* Start Provided information *
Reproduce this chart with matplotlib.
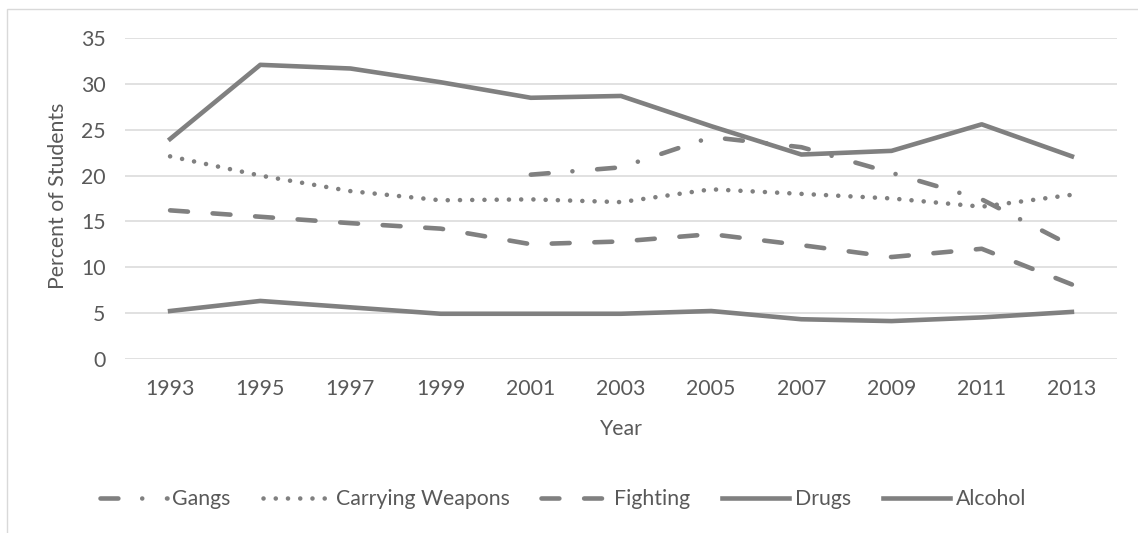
* End Provided information *
* Start Provided information *
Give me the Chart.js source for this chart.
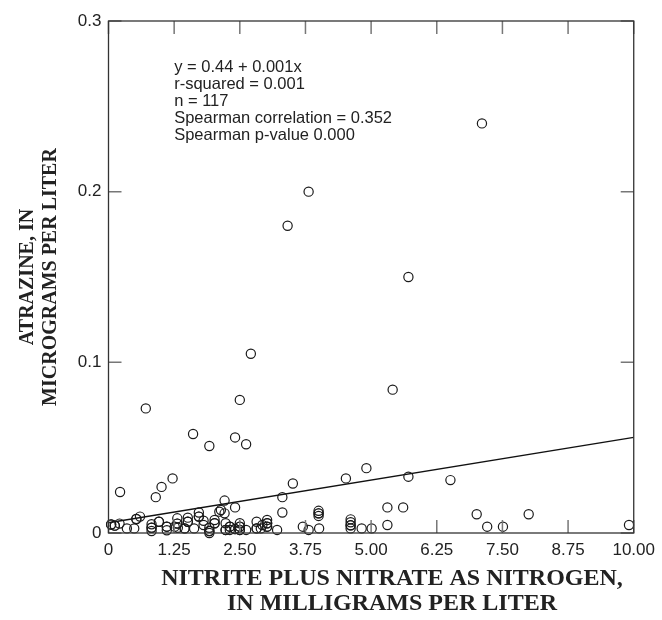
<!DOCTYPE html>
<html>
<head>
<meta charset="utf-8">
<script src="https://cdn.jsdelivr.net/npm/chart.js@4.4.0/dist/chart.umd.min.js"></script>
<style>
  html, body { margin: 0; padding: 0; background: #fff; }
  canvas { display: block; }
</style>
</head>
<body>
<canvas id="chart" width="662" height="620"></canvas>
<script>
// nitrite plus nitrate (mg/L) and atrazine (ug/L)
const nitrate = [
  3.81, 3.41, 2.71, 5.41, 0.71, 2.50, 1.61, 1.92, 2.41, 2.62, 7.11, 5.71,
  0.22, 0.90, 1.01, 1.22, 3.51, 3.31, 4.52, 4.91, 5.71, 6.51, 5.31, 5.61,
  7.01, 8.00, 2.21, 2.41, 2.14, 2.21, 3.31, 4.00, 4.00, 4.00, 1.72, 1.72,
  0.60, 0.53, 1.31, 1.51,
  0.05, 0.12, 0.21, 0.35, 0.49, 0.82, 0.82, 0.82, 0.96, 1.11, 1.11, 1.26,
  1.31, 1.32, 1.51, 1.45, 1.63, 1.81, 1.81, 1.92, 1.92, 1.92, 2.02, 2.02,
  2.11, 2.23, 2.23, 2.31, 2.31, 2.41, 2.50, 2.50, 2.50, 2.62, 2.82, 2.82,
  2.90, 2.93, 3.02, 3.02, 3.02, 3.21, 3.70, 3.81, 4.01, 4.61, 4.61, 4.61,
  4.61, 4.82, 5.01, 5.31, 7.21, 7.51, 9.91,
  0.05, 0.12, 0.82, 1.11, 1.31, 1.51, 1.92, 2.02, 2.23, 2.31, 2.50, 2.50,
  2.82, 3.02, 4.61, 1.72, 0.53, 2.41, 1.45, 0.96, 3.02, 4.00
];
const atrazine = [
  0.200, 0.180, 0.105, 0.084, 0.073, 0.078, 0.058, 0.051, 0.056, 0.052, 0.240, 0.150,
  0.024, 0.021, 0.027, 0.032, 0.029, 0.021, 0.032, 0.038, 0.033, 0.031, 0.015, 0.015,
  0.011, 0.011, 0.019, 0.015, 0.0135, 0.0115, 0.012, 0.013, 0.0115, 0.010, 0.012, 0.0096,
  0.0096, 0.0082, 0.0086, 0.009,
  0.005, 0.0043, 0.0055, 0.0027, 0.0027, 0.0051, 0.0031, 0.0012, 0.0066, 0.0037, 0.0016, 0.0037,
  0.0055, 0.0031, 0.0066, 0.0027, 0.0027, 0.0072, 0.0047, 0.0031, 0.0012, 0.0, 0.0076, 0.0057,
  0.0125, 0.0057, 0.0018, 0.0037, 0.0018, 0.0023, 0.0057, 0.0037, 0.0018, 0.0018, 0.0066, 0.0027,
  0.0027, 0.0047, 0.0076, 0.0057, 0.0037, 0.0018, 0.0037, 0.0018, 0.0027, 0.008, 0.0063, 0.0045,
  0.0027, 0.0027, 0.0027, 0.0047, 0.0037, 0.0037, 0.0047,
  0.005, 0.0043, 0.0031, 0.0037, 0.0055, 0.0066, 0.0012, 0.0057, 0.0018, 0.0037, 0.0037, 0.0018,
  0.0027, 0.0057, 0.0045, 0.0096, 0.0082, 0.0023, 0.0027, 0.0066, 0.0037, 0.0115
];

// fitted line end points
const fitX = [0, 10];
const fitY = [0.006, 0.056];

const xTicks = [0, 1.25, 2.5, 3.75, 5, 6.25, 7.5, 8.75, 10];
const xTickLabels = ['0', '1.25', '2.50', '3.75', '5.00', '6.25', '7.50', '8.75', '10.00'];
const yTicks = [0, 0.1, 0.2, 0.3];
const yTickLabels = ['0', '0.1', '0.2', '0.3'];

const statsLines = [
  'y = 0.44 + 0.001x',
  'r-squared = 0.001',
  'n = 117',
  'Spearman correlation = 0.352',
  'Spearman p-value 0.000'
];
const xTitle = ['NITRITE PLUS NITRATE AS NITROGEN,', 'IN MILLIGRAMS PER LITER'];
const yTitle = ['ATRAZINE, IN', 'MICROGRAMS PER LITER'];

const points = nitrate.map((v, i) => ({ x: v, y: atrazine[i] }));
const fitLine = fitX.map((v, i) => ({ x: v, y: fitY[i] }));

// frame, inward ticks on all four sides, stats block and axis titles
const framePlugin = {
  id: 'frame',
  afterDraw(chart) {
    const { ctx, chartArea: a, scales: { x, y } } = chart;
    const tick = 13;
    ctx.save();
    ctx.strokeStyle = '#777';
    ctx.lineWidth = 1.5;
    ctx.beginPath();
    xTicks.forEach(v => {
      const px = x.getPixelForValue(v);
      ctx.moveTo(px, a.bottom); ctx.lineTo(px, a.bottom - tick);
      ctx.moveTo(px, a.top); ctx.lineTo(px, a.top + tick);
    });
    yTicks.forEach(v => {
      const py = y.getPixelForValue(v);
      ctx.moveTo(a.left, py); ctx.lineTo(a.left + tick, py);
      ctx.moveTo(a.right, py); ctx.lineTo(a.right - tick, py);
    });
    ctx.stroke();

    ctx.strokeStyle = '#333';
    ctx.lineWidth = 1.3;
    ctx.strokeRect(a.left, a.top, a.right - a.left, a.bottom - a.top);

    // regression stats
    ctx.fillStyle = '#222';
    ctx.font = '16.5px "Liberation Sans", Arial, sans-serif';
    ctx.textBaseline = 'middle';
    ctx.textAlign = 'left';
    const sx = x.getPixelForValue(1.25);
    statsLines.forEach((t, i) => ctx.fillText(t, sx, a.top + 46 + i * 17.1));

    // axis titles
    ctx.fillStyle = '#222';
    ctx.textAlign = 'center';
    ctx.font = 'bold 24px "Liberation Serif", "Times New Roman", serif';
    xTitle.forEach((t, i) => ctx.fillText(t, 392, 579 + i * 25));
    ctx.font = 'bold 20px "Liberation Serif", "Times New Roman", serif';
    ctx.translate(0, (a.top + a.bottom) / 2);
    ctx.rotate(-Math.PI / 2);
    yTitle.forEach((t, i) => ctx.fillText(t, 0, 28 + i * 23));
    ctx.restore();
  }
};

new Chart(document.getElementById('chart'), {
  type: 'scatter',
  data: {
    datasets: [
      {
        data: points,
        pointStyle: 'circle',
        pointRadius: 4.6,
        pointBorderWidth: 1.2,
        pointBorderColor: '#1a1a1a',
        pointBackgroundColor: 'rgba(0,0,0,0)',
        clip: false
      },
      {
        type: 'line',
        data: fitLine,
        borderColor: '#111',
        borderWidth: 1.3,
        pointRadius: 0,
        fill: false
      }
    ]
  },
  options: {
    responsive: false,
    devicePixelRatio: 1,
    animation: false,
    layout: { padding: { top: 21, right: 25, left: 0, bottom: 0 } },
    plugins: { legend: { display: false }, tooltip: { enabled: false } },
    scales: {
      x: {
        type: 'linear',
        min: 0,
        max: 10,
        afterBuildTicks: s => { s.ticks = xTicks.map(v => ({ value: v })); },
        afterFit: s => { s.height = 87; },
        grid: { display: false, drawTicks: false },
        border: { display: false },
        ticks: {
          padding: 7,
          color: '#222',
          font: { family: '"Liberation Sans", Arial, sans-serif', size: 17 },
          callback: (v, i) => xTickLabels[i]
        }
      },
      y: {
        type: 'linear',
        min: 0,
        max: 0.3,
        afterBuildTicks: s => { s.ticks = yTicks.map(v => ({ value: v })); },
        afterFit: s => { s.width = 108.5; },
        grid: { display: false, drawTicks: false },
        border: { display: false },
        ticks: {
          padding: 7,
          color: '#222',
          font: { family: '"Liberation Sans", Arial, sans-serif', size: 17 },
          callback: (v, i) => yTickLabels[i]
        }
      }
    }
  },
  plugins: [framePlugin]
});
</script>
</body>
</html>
* End Provided information *
* Start Provided information *
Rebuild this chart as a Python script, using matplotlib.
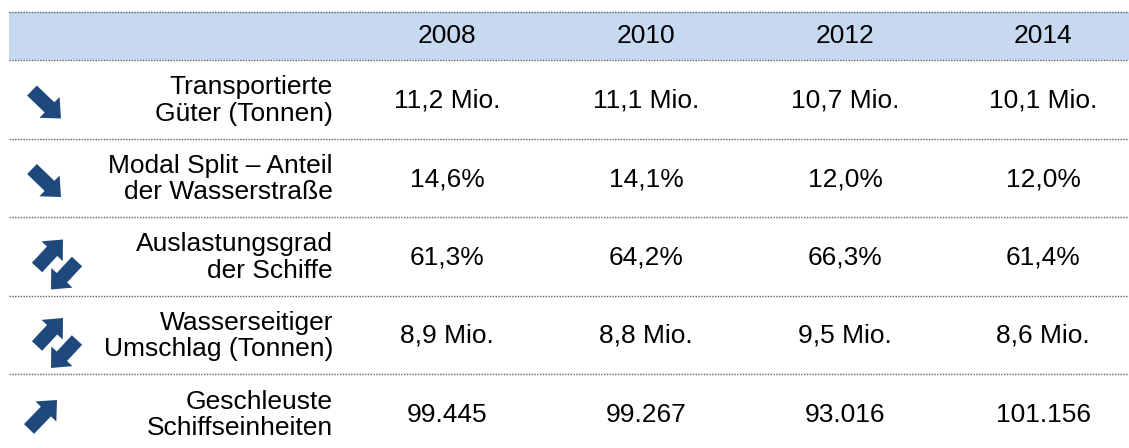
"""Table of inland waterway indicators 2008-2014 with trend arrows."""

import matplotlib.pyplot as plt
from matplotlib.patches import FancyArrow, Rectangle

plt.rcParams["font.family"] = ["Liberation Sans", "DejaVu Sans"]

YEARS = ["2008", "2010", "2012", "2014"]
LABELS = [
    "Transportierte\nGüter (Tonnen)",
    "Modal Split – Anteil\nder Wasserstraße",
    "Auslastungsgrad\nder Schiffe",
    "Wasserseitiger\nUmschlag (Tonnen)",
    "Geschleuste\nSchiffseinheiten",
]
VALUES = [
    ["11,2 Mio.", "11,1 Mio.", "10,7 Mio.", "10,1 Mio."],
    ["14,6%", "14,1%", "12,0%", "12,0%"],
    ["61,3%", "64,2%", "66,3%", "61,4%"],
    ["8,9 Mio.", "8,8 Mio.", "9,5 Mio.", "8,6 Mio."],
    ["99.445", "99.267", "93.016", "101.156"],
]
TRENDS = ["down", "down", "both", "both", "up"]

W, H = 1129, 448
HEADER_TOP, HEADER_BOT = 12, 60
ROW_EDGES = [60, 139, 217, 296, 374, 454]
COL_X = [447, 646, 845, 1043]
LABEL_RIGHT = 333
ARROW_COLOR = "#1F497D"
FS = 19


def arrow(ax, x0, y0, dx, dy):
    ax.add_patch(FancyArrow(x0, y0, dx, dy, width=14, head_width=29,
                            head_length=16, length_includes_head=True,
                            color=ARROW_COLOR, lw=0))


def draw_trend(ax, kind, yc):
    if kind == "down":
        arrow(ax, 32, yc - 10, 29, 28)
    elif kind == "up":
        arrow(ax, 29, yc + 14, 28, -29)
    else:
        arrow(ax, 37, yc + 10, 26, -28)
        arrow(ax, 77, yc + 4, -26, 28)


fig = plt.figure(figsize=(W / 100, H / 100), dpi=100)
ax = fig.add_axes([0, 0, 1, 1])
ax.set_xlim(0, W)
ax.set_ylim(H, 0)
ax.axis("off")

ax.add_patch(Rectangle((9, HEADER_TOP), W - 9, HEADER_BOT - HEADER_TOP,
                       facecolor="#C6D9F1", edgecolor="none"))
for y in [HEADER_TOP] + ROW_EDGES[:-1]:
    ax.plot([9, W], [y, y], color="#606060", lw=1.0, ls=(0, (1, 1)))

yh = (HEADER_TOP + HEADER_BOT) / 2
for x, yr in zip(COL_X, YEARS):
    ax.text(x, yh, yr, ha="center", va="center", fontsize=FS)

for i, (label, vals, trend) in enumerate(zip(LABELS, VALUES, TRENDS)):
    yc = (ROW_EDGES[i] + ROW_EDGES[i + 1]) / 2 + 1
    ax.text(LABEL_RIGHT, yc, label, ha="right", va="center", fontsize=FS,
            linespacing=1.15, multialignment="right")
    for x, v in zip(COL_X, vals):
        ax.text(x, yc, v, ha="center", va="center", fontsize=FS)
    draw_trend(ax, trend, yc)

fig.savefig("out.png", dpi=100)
* End Provided information *
Directions for this task: Using the entries above, find all lines with "matplotlib". Copy them.

Solved problem:
Reproduce this chart with matplotlib.
Rebuild this chart as a Python script, using matplotlib.
import matplotlib.pyplot as plt
from matplotlib.patches import FancyArrow, Rectangle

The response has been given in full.